His first noteworthy speech on slavery was unpremeditated, but its thrilling eloquence told on the audience, nine-tenths of whom were bitterly opposed to him. The occasion was this. In the autumn of 1837, Rev. E. P. Lovejoy had been murdered at Alton, Illinois, and his press broken up, by a mob, mostly from Missouri, on account of the anti-slavery principles he had avowed in his paper. A meeting was called in Boston, by Rev. W. E. Channing and others, to assemble in Faneuil Hall (the use of which was at first denied but finally reluctantly granted), to notice in a suitable manner Mr. Lovejoy's death as a martyr to freedom. After some addresses, a Mr. Austin, attorney-general of Massachusetts, rose and defended, in a very bitter and violent speech, the rioters, declared that Lovejoy came to his death by his own imprudence, and that the utterance of such sentiments as he had avowed, ought to be suppressed. Mr.. Phillips replied in one of the most eloquent and scathing speeches ever delivered, running a parallel between the conduct of Warren at Bunker Hill, and Lovejoy at Alton, so effective, that the audience, who had, at first, been determined that he should not be permitted to speak, at last greeted him with cheers.
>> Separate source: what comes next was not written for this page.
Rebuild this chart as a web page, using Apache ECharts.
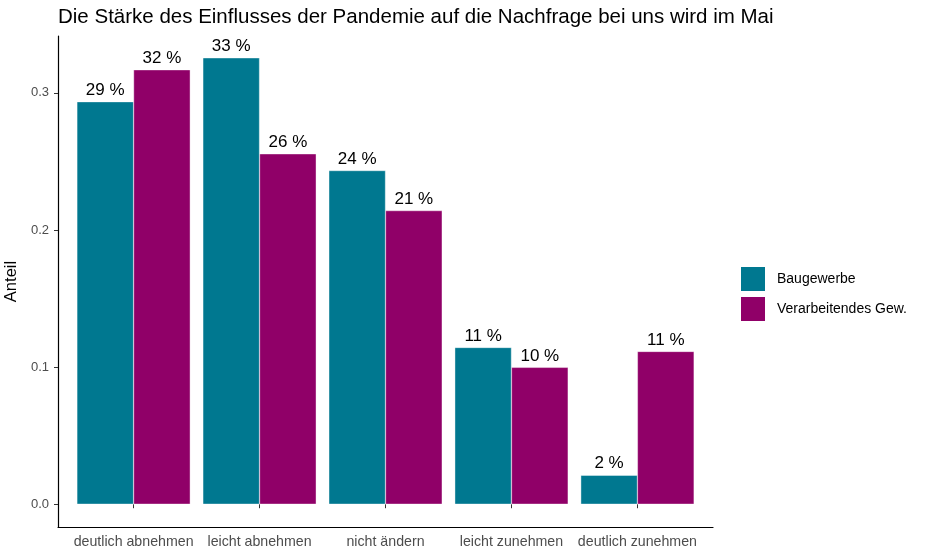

Mr. Phillips was most thoroughly in his element at the anniversaries of the American Anti-Slavery Society, when, from year to year, he would review the progress made, and hail upon the pro-slavery leaders and partisans such a storm of invective, every sentence polished but keen as a battle axe, that those of them who were present would writhe under it, as if in intense agony. Year after year, such men as Isaiah Rynders and his comrades, would attempt to break up these anniversaries by mob-violence, and often was Mr. Phillips' life threatened; but he could not be put down. There was that power and dignity in his manner, which would quell and silence the fiercest mob; and when they were hushed, he would take the opportunity to say his severest and bitterest words.

No man living excels him in power over an audience. The writer once listened to his lecture on Toussaint L'Ouverture, and was surprised to see a man in the audience well known as a Democrat and a strongly pro-slavery partisan, applauding him to the echo, and most vigorously in those passages which were most intensely anti-slavery, and most decided in their depreciation of the white general (Napoleon), as compared with the negro (Toussaint).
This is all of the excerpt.